** Begin MATERIAL **

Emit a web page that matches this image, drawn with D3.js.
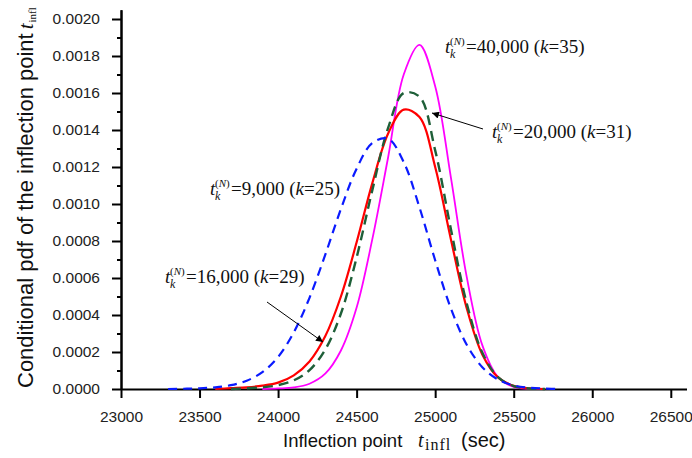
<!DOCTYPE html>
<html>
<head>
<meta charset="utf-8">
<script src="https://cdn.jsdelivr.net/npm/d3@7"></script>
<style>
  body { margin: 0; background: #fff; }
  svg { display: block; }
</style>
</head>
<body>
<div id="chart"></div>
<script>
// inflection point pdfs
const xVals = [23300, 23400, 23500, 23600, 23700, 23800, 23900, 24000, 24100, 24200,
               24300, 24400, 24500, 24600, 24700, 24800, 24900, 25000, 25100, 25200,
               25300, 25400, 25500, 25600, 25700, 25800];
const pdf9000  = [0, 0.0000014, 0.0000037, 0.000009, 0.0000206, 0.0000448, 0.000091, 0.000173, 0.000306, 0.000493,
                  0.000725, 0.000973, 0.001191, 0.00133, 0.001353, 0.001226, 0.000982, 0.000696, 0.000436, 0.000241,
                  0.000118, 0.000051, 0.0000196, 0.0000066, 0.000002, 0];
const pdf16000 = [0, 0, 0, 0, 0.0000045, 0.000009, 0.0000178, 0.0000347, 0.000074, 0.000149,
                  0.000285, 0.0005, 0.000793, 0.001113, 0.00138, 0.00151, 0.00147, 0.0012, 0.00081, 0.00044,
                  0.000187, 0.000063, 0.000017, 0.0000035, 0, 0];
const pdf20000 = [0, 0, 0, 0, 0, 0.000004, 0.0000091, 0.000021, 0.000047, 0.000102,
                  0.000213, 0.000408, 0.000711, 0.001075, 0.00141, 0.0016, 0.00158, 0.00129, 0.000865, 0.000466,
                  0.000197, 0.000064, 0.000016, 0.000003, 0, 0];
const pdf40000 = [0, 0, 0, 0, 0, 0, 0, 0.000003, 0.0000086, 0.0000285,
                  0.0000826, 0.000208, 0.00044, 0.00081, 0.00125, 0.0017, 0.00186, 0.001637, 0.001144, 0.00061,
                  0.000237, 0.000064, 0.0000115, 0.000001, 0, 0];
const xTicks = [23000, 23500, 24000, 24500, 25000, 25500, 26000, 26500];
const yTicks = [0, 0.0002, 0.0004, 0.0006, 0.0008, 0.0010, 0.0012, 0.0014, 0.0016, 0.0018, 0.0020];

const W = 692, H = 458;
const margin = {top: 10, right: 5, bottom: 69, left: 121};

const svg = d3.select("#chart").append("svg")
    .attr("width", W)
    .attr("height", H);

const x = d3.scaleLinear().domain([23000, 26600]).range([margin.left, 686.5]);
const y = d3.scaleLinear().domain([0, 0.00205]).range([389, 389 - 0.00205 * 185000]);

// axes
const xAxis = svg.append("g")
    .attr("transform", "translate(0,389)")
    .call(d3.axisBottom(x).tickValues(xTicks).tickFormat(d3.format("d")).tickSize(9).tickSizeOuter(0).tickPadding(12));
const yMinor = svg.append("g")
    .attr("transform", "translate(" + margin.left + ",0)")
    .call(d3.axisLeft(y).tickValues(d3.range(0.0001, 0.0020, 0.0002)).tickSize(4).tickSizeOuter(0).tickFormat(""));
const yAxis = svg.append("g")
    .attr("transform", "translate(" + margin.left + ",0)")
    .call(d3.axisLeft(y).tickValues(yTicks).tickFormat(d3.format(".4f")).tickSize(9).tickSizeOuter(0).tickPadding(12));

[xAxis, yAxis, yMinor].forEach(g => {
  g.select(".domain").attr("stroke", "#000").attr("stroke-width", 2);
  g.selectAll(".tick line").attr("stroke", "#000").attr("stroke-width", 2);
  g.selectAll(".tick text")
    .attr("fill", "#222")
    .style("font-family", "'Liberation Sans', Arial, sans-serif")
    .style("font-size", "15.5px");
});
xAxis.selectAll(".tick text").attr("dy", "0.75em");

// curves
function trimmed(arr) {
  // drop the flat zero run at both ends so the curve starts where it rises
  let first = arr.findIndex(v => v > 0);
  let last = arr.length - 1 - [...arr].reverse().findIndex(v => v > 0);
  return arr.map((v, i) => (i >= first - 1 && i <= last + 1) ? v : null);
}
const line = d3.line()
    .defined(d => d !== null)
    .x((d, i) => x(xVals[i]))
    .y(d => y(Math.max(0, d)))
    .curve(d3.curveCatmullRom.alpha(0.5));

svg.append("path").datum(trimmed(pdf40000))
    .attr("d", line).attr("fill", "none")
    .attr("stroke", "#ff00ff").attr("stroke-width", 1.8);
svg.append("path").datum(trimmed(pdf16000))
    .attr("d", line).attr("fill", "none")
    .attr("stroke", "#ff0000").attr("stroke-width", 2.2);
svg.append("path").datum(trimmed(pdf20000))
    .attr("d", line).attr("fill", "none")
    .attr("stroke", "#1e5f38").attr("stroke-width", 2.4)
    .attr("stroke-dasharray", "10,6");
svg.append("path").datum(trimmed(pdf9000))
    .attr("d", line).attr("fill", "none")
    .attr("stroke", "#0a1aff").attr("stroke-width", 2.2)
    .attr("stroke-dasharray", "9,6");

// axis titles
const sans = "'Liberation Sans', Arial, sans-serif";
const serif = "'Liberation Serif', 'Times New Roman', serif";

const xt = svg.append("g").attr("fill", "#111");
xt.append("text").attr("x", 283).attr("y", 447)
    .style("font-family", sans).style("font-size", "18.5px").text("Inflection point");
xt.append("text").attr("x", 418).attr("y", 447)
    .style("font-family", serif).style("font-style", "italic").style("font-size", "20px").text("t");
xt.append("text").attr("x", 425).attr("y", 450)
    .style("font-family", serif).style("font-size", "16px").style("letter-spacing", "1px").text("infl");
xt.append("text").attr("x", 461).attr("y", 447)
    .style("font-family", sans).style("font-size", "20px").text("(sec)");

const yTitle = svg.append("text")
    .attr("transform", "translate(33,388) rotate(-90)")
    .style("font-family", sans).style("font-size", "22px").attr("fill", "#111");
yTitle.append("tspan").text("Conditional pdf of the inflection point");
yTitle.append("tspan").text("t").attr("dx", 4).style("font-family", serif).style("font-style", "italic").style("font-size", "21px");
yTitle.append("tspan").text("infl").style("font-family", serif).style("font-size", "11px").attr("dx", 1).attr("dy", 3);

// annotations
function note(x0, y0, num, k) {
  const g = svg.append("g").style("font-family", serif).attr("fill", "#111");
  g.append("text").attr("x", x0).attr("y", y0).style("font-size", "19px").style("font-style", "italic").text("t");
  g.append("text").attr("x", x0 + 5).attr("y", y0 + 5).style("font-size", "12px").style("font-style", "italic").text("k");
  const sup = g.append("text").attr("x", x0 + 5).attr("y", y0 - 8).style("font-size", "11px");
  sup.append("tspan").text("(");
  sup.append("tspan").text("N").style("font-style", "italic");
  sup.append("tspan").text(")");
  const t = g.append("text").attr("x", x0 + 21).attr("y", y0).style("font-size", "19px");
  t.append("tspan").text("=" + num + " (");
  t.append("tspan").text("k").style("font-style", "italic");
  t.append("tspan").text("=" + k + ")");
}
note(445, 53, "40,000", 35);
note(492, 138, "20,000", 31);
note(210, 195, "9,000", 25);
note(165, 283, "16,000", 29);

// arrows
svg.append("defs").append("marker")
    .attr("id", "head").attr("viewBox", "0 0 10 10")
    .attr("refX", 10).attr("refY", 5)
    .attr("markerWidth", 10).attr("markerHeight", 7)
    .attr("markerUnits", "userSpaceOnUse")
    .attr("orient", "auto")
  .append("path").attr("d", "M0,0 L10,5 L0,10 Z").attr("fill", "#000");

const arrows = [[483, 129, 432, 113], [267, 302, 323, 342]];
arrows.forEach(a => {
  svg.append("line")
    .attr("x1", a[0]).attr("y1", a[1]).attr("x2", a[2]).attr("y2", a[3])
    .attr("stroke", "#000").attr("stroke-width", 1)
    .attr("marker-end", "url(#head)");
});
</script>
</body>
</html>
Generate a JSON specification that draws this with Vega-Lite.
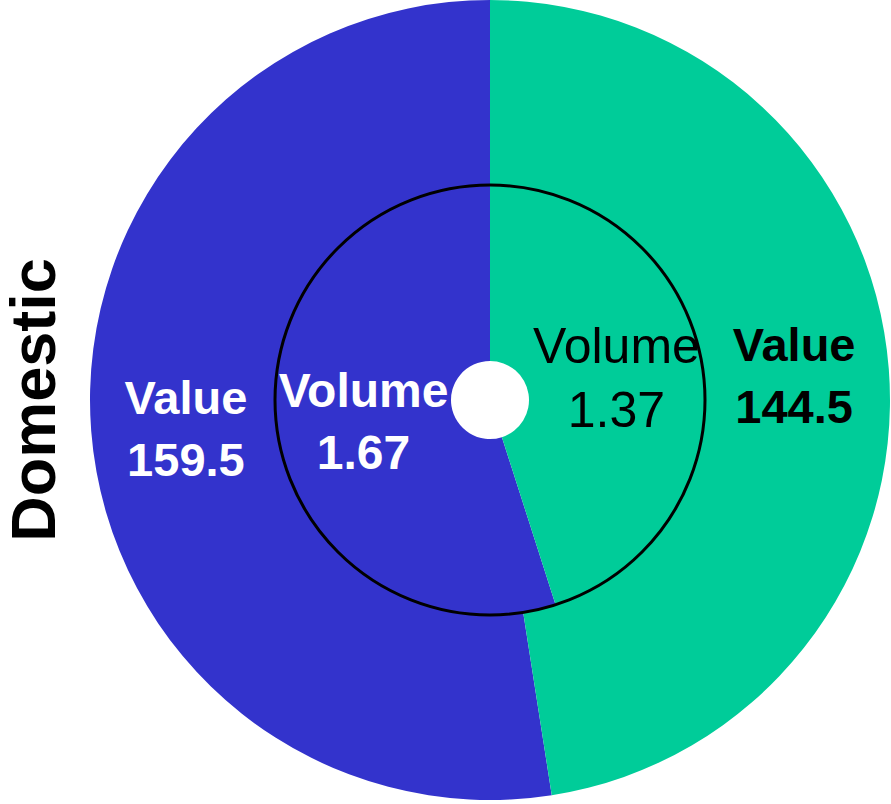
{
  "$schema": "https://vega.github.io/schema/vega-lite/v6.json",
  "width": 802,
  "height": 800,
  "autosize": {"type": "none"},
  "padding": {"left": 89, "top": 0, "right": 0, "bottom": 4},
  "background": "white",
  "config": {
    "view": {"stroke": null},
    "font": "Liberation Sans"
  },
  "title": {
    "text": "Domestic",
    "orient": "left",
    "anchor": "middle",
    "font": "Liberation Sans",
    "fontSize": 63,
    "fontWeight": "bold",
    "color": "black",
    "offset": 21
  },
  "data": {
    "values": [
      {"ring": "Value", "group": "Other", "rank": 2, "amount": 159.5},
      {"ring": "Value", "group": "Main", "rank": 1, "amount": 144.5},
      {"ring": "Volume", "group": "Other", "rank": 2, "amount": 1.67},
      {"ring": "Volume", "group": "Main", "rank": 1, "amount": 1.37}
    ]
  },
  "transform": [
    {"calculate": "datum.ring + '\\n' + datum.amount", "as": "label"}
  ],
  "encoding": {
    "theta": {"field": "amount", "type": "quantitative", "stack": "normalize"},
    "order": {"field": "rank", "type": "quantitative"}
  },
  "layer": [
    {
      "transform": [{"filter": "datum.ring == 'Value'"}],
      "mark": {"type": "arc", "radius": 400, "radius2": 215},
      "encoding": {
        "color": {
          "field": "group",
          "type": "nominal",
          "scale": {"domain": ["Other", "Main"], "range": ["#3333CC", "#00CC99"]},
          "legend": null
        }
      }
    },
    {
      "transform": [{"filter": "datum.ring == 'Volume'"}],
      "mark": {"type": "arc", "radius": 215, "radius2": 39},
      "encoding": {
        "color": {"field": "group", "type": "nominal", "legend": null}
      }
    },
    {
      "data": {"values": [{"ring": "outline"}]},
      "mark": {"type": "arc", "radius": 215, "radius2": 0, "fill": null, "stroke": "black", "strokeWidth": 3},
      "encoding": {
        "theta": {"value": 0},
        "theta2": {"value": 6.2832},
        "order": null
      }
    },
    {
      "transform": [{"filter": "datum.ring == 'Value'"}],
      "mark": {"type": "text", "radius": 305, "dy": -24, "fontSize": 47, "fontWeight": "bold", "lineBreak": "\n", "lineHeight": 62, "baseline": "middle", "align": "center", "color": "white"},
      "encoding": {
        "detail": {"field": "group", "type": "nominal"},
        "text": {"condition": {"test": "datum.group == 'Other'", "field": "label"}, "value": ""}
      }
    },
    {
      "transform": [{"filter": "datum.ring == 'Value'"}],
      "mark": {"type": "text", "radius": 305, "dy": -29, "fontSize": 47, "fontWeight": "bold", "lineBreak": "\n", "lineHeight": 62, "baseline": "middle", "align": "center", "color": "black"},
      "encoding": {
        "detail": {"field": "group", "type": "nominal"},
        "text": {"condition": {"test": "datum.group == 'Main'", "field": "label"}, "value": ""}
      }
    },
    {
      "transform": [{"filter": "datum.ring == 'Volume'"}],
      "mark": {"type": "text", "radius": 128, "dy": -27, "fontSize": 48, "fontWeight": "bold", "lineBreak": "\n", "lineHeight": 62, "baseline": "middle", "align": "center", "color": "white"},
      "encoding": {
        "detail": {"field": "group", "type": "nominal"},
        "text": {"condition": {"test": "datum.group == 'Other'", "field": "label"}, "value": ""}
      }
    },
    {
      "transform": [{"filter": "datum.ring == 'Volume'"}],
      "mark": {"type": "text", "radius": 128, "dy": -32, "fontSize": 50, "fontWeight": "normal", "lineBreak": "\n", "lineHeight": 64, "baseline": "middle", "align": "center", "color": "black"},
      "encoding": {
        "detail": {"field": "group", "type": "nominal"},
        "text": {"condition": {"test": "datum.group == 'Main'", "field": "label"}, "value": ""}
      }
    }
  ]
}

** End MATERIAL **

» **WRITTEN EXERCISE**
Write out again, exactly, the lines from the start of the listing up to the line containing "const y = d3.scaleLinear().domain([0, 0.00205]).range([389, 389", with both ends and without pictures.

» **EXERCISE SOLUTION**
Emit a web page that matches this image, drawn with D3.js.
<!DOCTYPE html>
<html>
<head>
<meta charset="utf-8">
<script src="https://cdn.jsdelivr.net/npm/d3@7"></script>
<style>
  body { margin: 0; background: #fff; }
  svg { display: block; }
</style>
</head>
<body>
<div id="chart"></div>
<script>
// inflection point pdfs
const xVals = [23300, 23400, 23500, 23600, 23700, 23800, 23900, 24000, 24100, 24200,
               24300, 24400, 24500, 24600, 24700, 24800, 24900, 25000, 25100, 25200,
               25300, 25400, 25500, 25600, 25700, 25800];
const pdf9000  = [0, 0.0000014, 0.0000037, 0.000009, 0.0000206, 0.0000448, 0.000091, 0.000173, 0.000306, 0.000493,
                  0.000725, 0.000973, 0.001191, 0.00133, 0.001353, 0.001226, 0.000982, 0.000696, 0.000436, 0.000241,
                  0.000118, 0.000051, 0.0000196, 0.0000066, 0.000002, 0];
const pdf16000 = [0, 0, 0, 0, 0.0000045, 0.000009, 0.0000178, 0.0000347, 0.000074, 0.000149,
                  0.000285, 0.0005, 0.000793, 0.001113, 0.00138, 0.00151, 0.00147, 0.0012, 0.00081, 0.00044,
                  0.000187, 0.000063, 0.000017, 0.0000035, 0, 0];
const pdf20000 = [0, 0, 0, 0, 0, 0.000004, 0.0000091, 0.000021, 0.000047, 0.000102,
                  0.000213, 0.000408, 0.000711, 0.001075, 0.00141, 0.0016, 0.00158, 0.00129, 0.000865, 0.000466,
                  0.000197, 0.000064, 0.000016, 0.000003, 0, 0];
const pdf40000 = [0, 0, 0, 0, 0, 0, 0, 0.000003, 0.0000086, 0.0000285,
                  0.0000826, 0.000208, 0.00044, 0.00081, 0.00125, 0.0017, 0.00186, 0.001637, 0.001144, 0.00061,
                  0.000237, 0.000064, 0.0000115, 0.000001, 0, 0];
const xTicks = [23000, 23500, 24000, 24500, 25000, 25500, 26000, 26500];
const yTicks = [0, 0.0002, 0.0004, 0.0006, 0.0008, 0.0010, 0.0012, 0.0014, 0.0016, 0.0018, 0.0020];

const W = 692, H = 458;
const margin = {top: 10, right: 5, bottom: 69, left: 121};

const svg = d3.select("#chart").append("svg")
    .attr("width", W)
    .attr("height", H);

const x = d3.scaleLinear().domain([23000, 26600]).range([margin.left, 686.5]);
const y = d3.scaleLinear().domain([0, 0.00205]).range([389, 389 - 0.00205 * 185000]);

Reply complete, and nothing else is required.